* TASK DETAILS:
Scan the records for the word "React". Copy each line that includes it.

* DATA FOR THIS TASK:
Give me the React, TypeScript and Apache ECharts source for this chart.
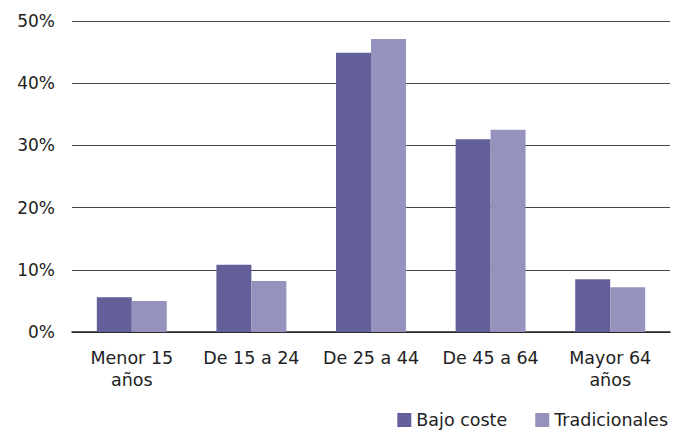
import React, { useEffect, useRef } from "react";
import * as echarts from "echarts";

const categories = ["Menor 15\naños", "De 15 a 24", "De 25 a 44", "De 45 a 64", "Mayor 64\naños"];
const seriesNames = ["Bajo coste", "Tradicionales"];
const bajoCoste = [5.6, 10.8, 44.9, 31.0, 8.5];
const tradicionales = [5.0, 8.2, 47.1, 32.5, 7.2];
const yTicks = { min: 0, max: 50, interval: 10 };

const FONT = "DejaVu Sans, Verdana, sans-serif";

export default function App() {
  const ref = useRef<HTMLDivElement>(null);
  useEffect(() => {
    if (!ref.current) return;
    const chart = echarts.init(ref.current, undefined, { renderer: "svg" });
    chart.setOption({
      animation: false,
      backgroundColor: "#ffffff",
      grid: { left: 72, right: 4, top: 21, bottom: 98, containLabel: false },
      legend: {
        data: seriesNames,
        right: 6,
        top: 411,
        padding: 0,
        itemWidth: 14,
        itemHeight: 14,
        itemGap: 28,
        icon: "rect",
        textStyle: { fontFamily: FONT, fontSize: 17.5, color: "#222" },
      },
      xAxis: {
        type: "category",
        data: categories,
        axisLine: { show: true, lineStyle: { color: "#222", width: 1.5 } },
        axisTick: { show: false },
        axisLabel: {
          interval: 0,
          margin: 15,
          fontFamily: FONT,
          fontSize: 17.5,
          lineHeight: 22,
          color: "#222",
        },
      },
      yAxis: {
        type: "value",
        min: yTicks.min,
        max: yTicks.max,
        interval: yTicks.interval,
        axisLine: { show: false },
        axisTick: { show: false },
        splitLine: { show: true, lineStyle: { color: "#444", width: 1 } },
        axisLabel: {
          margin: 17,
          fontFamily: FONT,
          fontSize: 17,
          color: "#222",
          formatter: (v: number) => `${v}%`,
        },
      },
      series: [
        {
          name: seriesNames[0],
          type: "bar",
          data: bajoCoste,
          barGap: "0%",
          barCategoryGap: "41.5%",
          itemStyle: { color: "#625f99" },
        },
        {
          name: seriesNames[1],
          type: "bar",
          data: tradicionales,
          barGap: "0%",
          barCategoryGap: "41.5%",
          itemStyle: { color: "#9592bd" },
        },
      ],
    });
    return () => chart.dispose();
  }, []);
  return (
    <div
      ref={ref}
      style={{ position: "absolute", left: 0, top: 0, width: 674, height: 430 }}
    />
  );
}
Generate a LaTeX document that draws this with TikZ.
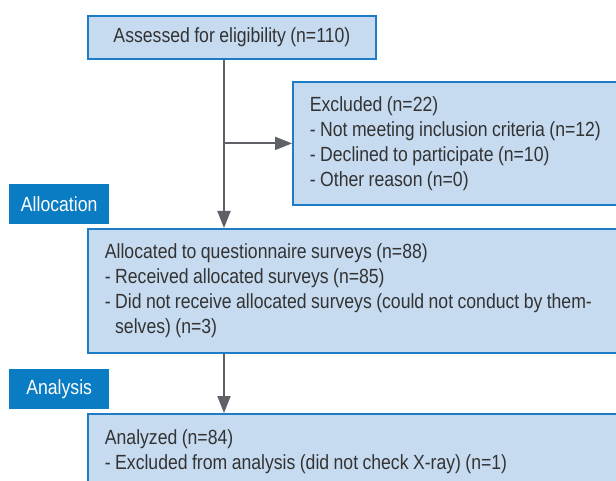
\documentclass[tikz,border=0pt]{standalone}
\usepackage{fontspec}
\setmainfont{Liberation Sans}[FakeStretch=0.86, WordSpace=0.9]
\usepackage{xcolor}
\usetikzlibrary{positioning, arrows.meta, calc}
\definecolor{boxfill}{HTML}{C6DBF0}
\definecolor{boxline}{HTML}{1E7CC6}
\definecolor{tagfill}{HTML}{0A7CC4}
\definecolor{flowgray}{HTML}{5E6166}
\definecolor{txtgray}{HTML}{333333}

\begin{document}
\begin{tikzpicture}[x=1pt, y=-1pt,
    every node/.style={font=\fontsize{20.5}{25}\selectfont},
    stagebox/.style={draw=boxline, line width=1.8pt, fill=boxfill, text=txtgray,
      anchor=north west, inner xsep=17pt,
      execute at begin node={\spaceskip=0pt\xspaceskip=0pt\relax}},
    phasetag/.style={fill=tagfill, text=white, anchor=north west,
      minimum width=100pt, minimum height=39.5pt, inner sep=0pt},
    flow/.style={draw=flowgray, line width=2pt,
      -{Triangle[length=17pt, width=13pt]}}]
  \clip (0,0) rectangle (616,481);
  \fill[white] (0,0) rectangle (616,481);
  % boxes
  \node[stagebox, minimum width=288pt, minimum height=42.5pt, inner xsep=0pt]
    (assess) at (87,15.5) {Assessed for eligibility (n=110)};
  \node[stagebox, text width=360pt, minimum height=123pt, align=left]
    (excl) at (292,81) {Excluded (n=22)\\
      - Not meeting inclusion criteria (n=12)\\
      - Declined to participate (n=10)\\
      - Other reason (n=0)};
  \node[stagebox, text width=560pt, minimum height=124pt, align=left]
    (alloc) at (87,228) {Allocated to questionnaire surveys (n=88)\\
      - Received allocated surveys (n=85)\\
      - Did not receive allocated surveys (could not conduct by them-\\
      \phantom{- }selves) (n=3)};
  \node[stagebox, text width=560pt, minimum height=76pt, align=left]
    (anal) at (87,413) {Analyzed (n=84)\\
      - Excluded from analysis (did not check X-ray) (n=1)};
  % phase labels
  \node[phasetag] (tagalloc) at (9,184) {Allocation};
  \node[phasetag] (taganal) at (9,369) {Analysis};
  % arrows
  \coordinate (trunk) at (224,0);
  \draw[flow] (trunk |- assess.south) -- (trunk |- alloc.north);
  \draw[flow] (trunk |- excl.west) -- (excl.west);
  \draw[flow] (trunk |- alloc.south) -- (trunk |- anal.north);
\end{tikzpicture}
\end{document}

* OUTPUT FOR THIS EXERCISE:
Give me the React, TypeScript and Apache ECharts source for this chart.
import React, { useEffect, useRef } from "react";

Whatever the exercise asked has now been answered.